Woo Ying-ming, the commissioner of correctional services of Hong Kong Special Administrative Region (HKSAR), told media on Sunday that CSD will make different arrangements for those who think differently from previous prisoners.
Hong Kong media reported that a total of 9,216 people have been arrested since last year's social unrest due to the extradition bill, and 1,979 have been or are being processed by the judicial authorities, with 252 of them subject to legal consequences.
Woo said that many of those arrested are youths and students. "We expect to see a large number of young people coming into correctional institutions in the future," he said.

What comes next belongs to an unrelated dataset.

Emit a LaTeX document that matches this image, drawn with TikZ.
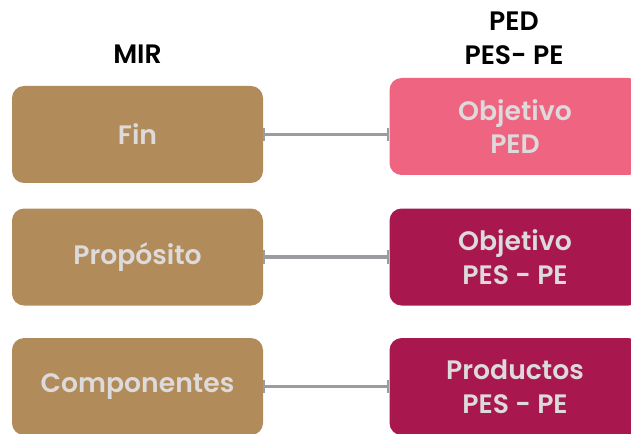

To prevent large-scale unrest in prisons, Woo said that additional regional police forces may be deployed and CSD staff will be trained to deal with young inmates who may be unlike those from the past.
The CSD will also conduct history and civic education to enable those serving sentences to broaden their understanding of China's development and to learn about relevant laws, such as the National Anthem Law and the national security law for HKSAR.
Woo said that although the number of youths returning to prison two years after being released had dropped from 24.2 percent in 2007 to 9.8 percent in 2017, he was saddened to see the number of young law-breakers rising since last year. He said CSD would give them a chance to turn over a new leaf.
Hong Kong media also reported that Woo decried those who incited violence among youths, noting that prison is not paradise. "The experience of a jail sentence will not brighten people's lives, and people will not leave the prison with a holy halo," he said.
Woo said that people should neither use violence to achieve their goals, nor spend the most precious years of their lives in prison. He reminded them that imprisonment leaves an indelible mark in one's life, and the environment inside prison is totally different from the outside.
No matter how tough people are mentally, when a person is put in handcuffs and into a prison car, the only thing left is the sound of the iron gate opening and closing every day, which breaks people down, said Woo.